The volume of blood in your body rises during pregnancy, which adds to the work load of your veins. In addition, levels of progesterone rise, which causes the blood vessel walls to relax.

Risk Factors

You may be more likely to suffer from varicose veins if you have other family members who have had them. Varicose veins are more common in women than in men. If you have previously had varicose veins during pregnancy, you will be likely to suffer them in successive pregnancies, and unfortunately, the condition is likely to be worse with each pregnancy, and as age increases. Carrying twins (or more), standing for prolonged periods or being overweight are all factors which can make you more susceptible to varicose veins.

Problems associated with varicose veins tend to get better after you give birth. This is particularly the case if you didn’t suffer from varicose veins prior to your pregnancy. If your varicose veins don’t improve, there are a variety of options as to treatment.

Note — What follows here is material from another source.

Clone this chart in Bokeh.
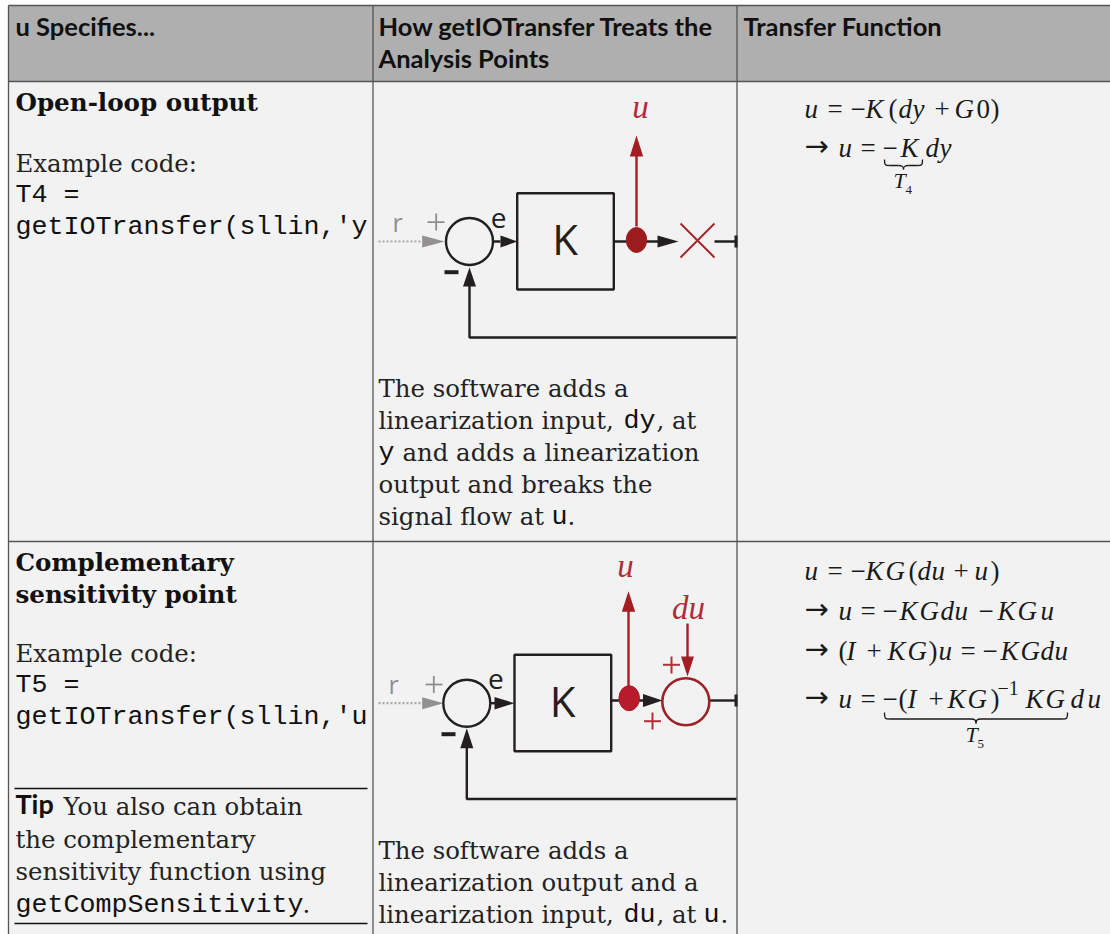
from bokeh.plotting import figure
from bokeh.models import Range1d
from bokeh.core.properties import value
from bokeh.embed import file_html
from bokeh.resources import INLINE

INK = "#231f20"; RED = "#a51d24"; TXTRED = "#b5293a"; GREY = "#8f8d8e"; RULE = "#555555"

# ---- table geometry
col_edges = [8, 372.5, 736.5, 1112]
row_edges = [5, 81, 541, 936]

# ---- texts: (x, baseline y, string)
header_runs = [(15, 36, "u Specifies..."), (378, 36, "How getIOTransfer Treats the"),
               (378, 68, "Analysis Points"), (743, 36, "Transfer Function")]
tip_runs = [(15, 815, "Tip")]
bold_runs = [(15, 111, "Open-loop output"), (15, 571, "Complementary"), (15, 603, "sensitivity point")]
body_runs = [(15, 172, "Example code:"), (15, 662, "Example code:"),
             (378, 397, "The software adds a"), (378, 429, "linearization input,"), (656, 429, ", at"),
             (402, 461, "and adds a linearization"), (378, 493, "output and breaks the"),
             (378, 525, "signal flow at"), (567, 525, "."),
             (378, 859, "The software adds a"), (378, 891, "linearization output and a"),
             (378, 923, "linearization input,"), (656, 923, ", at"), (720, 923, "."),
             (63, 815, "You also can obtain"), (15, 848, "the complementary"),
             (15, 880, "sensitivity function using"), (302, 913, ".")]
mono_runs = [(15, 203, "T4 ="), (15, 235, "getIOTransfer(sllin,'y"), (15, 693, "T5 ="),
             (15, 725, "getIOTransfer(sllin,'u"), (15, 913, "getCompSensitivity"),
             (623, 429, "dy"), (378, 461, "y"), (551, 525, "u"), (623, 923, "du"), (703, 923, "u")]
math_italic = [(804, 118, "u"), (865, 118, "K"), (898, 118, "d"), (912, 118, "y"), (954, 118, "G"),
               (838, 157, "u"), (900, 157, "K"), (925, 157, "d"), (939, 157, "y"),
               (804, 580, "u"), (865, 580, "K"), (885, 580, "G"), (917, 580, "d"), (931, 580, "u"), (974, 580, "u"),
               (838, 620, "u"), (899, 620, "K"), (919, 620, "G"), (940, 620, "d"), (954, 620, "u"),
               (997, 620, "K"), (1017, 620, "G"), (1040, 620, "u"),
               (846, 660, "I"), (887, 660, "K"), (907, 660, "G"), (938, 660, "u"),
               (1000, 660, "K"), (1020, 660, "G"), (1040, 660, "d"), (1054, 660, "u"),
               (838, 708, "u"), (907, 708, "I"), (947, 708, "K"), (967, 708, "G"),
               (1025, 708, "K"), (1045, 708, "G"), (1070, 708, "d"), (1087, 708, "u")]
math_roman = [(827, 118, "="), (850, 118, "\u2212"), (888, 118, "("), (934, 118, "+"), (976, 118, "0"), (990, 118, ")"),
              (860, 157, "="), (882, 157, "\u2212"),
              (827, 580, "="), (850, 580, "\u2212"), (908, 580, "("), (953, 580, "+"), (990, 580, ")"),
              (860, 620, "="), (882, 620, "\u2212"), (978, 620, "\u2212"),
              (838, 660, "("), (866, 660, "+"), (928, 660, ")"), (960, 660, "="), (982, 660, "\u2212"),
              (860, 708, "="), (882, 708, "\u2212"), (898, 708, "("), (928, 708, "+"), (990, 708, ")")]
math_arrow = [(804, 157, "\u2192"), (804, 620, "\u2192"), (804, 660, "\u2192"), (804, 708, "\u2192")]
math_small_italic = [(893, 188, "T"), (965, 742, "T")]
math_sub = [(905, 194, "4"), (977, 748, "5")]
math_sup = [(997, 695, "\u22121")]
dia_e = [(498, 229, "e"), (495.3, 690.7, "e")]
dia_k = [(564.5, 256, "K"), (562, 718, "K")]
dia_grey = [(397, 232, "r"), (393, 694, "r")]
dia_red = [(640, 118, "u"), (625, 577, "u"), (688, 619, "du")]

# ---- diagram strokes: polylines of (xs, ys)
black_lines = [
    ([492.5, 500], [241, 241]), ([613, 660], [241, 241]), ([714, 736], [241, 241]),
    ([469, 469, 736], [285, 337, 337]),
    ([489.5, 500], [702.7, 702.7]), ([610, 645], [700, 700]), ([709, 736], [700, 700]),
    ([466.3, 466.3, 736], [747, 798.5, 798.5]),
]
red_lines = [([636, 636], [226, 155]), ([628, 628], [690, 610]), ([687, 687], [623, 657])]
grey_dotted = [([378, 422], [241, 241]), ([378, 422], [702.7, 702.7])]
x_mark = [([680, 714], [223, 257]), ([680, 714], [257, 223])]
grey_plus = [([427, 444], [221.7, 221.7]), ([435.7, 435.7], [213, 230]),
             ([425, 442], [684, 684]), ([433.3, 433.3], [675.5, 692.5])]
red_plus = [([662.5, 679.5], [664.3, 664.3]), ([671, 671], [656, 673]),
            ([643.5, 660.5], [720.7, 720.7]), ([652, 652], [712, 729])]
minus_bars = [([444, 458], [271.7, 271.7]), ([441, 455], [733.7, 733.7])]
stubs = [([735.5, 735.5], [235, 247]), ([735.5, 735.5], [694, 706])]
rules = [([14, 367], [788, 788]), ([14, 367], [923, 923])]

# ---- arrowheads (three corners)
black_heads = [([500, 517, 500], [235, 241, 247]), ([657, 678, 657], [235, 241, 247]),
               ([462.5, 469, 475.5], [286, 267, 286]),
               ([494, 514, 494], [696.5, 702.7, 708.9]), ([642.5, 662, 642.5], [693.5, 700, 706.5]),
               ([459.8, 466.3, 472.8], [747.7, 727.7, 747.7])]
grey_heads = [([421.7, 444, 421.7], [235, 241, 247]), ([421.7, 443, 421.7], [696.7, 702.7, 708.7])]
red_heads = [([629.3, 636, 642.7], [156, 135, 156]), ([621.3, 628, 634.7], [611.3, 590.7, 611.3]),
             ([680.5, 687, 693.5], [656, 676, 656])]

# ---- sum junctions, pick-off dots, K boxes
black_circles = [(469, 241), (466.3, 702.7)]
red_circles = [(685.3, 701.3)]
dots = [(636, 239.5, "#9b1c1f"), (628.7, 697.7, "#b81c2c")]
k_boxes = [(516.7, 613.3, 192.7, 289), (514, 610.7, 654.3, 750.7)]

# ---- under-braces: x from, x to, y top, y bar, y cusp
braces = [(884, 922, 159, 165, 169), (884, 1067, 712, 718.5, 723)]

# how far the page's alphabetic baseline falls below the asked position, per font (in em)
BASE_DROP = {"DejaVu Serif": 0.38, "Liberation Serif": 0.36, "Liberation Mono": 0.30,
             "Lato": 0.43, "Open Sans": 0.42, "DejaVu Sans": 0.38}

p = figure(width=1110, height=934, output_backend="svg", toolbar_location=None,
           x_range=Range1d(0, 1110), y_range=Range1d(934, 0), min_border=0,
           outline_line_color=None, background_fill_color="#ffffff", border_fill_color="#ffffff")
p.xaxis.visible = False
p.yaxis.visible = False
p.grid.visible = False

# cells
p.quad(left=[col_edges[0]], right=[col_edges[-1]], top=[row_edges[0]], bottom=[row_edges[1]],
       fill_color="#afafaf", line_color=None)
p.quad(left=[col_edges[0]], right=[col_edges[-1]], top=[row_edges[1]], bottom=[row_edges[-1]],
       fill_color="#f2f2f2", line_color=None)
for e in col_edges[:-1]:
    p.line([e, e], [row_edges[0], row_edges[-1]], line_color=RULE, line_width=1.3)
for e in row_edges[:-1]:
    p.line([col_edges[0], col_edges[-1]], [e, e], line_color=RULE, line_width=1.5)


def put(runs, font, size, style="normal", color="#1a1a1a", align="left"):
    drop = BASE_DROP[font] * size
    p.text([r[0] for r in runs], [r[1] - drop for r in runs], text=[r[2] for r in runs],
           text_font=value(font), text_font_size=f"{size}px", text_font_style=style,
           text_color=color, text_baseline="alphabetic", text_align=align)


def strokes(items, color, width, dash="solid", cap="butt"):
    for xs, ys in items:
        p.line(xs, ys, line_color=color, line_width=width, line_dash=dash, line_cap=cap)


def heads(items, color):
    p.patches([h[0] for h in items], [h[1] for h in items], fill_color=color, line_color=None)


put(header_runs, "Lato", 25.5, "bold", "#111111")
put(tip_runs, "Lato", 27, "bold", "#111111")
put(bold_runs, "DejaVu Serif", 24.6, "bold", "#111111")
put(body_runs, "DejaVu Serif", 24.4, "normal", "#222222")
put(mono_runs, "Liberation Mono", 26.67, "normal", "#111111")
put(math_italic, "Liberation Serif", 27, "italic")
put(math_roman, "Liberation Serif", 27)
put(math_arrow, "DejaVu Sans", 29)
put(math_small_italic, "Liberation Serif", 22, "italic")
put(math_sub, "Liberation Serif", 13)
put(math_sup, "Liberation Serif", 20)
put(dia_k, "Open Sans", 42, "normal", INK, "center")
put(dia_e, "Open Sans", 28, "normal", INK, "center")
put(dia_grey, "Open Sans", 25, "normal", GREY, "center")
put(dia_red, "Liberation Serif", 33, "italic", TXTRED, "center")

p.quad(left=[b[0] for b in k_boxes], right=[b[1] for b in k_boxes],
       top=[b[2] for b in k_boxes], bottom=[b[3] for b in k_boxes],
       fill_color=None, line_color=INK, line_width=2.4)
strokes(black_lines, INK, 2.4)
strokes(red_lines, RED, 2.4)
strokes(grey_dotted, "#a8a6a7", 2.2, "2 2")
strokes(x_mark, "#a3262a", 2)
strokes(grey_plus, GREY, 1.8)
strokes(red_plus, "#b03036", 2)
strokes(minus_bars, INK, 4)
strokes(stubs, INK, 3)
strokes(rules, "#111111", 1.3)
heads(black_heads, INK)
heads(grey_heads, "#939091")
heads(red_heads, RED)
p.scatter([c[0] for c in black_circles], [c[1] for c in black_circles], size=47, marker="circle",
          fill_color=None, line_color=INK, line_width=2.4)
p.scatter([c[0] for c in red_circles], [c[1] for c in red_circles], size=47, marker="circle",
          fill_color=None, line_color="#9b2226", line_width=2.6)
p.ellipse([d[0] for d in dots], [d[1] for d in dots], width=20.5, height=25,
          fill_color=[d[2] for d in dots], line_color=RED, line_width=1)
for x0, x1, yt, yb, yc in braces:
    m = (x0 + x1) / 2
    p.bezier(x0=[x0, x1, m, m], y0=[yt, yt, yc, yc], x1=[x0 + 5, x1 - 5, m - 5, m + 5], y1=[yb, yb, yb, yb],
             cx0=[x0, x1, m, m], cy0=[yb, yb, yb + 1, yb + 1], cx1=[x0 + 1, x1 - 1, m - 1, m + 1], cy1=[yb, yb, yb, yb],
             line_color="#1a1a1a", line_width=1.3)
    p.line([x0 + 5, m - 5], [yb, yb], line_color="#1a1a1a", line_width=1.3)
    p.line([m + 5, x1 - 5], [yb, yb], line_color="#1a1a1a", line_width=1.3)

open("out.html", "w").write(file_html(p, INLINE))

Varicose veins may be preventable, or at least you should be able to minimize them. Here’s how:

  • Daily exercise can help to improve circulation. Try a brisk walk.
  • Try to keep within a healthy weight range during pregnancy.
  • Try to keep your keep your legs and feet elevated whenever possible. Use a box or a stool to rest your feet on when you are seated. When you are lying down, keep your feet elevated with a pillow.
  • Try not to cross your ankles or legs when you are seated as it can hinder circulation. Also do not stand or sit for extended periods without moving around.
  • Remember that the inferior vena cava lies on the right side of your body. Lying on the left side of your body will relieve the vein from the weight of your uterus, and this in turn will reduce the pressure on the veins in your feet and legs.
  • Try to sleep on the left side of your body with your feet raised slightly on a pillow. For added comfort, put a pillow behind your back to help to keep you tilted to the left.
  • Wear special support tights or hose. Your doctor or health care provider may advise you to use prescription-strength hose, which are also known as compression stockings. They can be very effective in improving circulation and are available from pharmacies and medical supply stores. These hose are thicker and tighter than standard pantyhose. They are tightest at the ankle and they get looser the higher up the leg they go.

The effect is that they make blood flow up the leg easier as it makes its way back to the heart. Prescription strength hose can help prevent swelling, and this can stop varicose veins from worsening. The best way to use them is to put them on before you get out of bed. If you can put them on while you are still lying down, you can prevent the blood from pooling in your legs. Once you have them on, keep them on all day. Although prescription-strength hose can be a little uncomfortable, particularly in warm weather, they can help prevent varicose veins which can be extremely uncomfortable and unsightly.

The information supplied in this article is not to be considered as medical advice and is for educational purposes only.

2 Responses to “Varicose Veins Treatments During Pregnancy”

  1. 1
    Treatments For Spider Veins Says:
    Varicose Veins is not a big problem these days. There are many type of treatments available for that. And easily anybody can have good looking legs. These days many hospitals are working for Varicose Veins surgery. Thanks for the nice article.
  2. 2
    Janet Says:
    Oh how I wish I had this advice when I was pregnant. I had the worse varicose veins that didn't fade until almost a year after giving birth. I have two friends that are prenant and I'm passing this article on to them.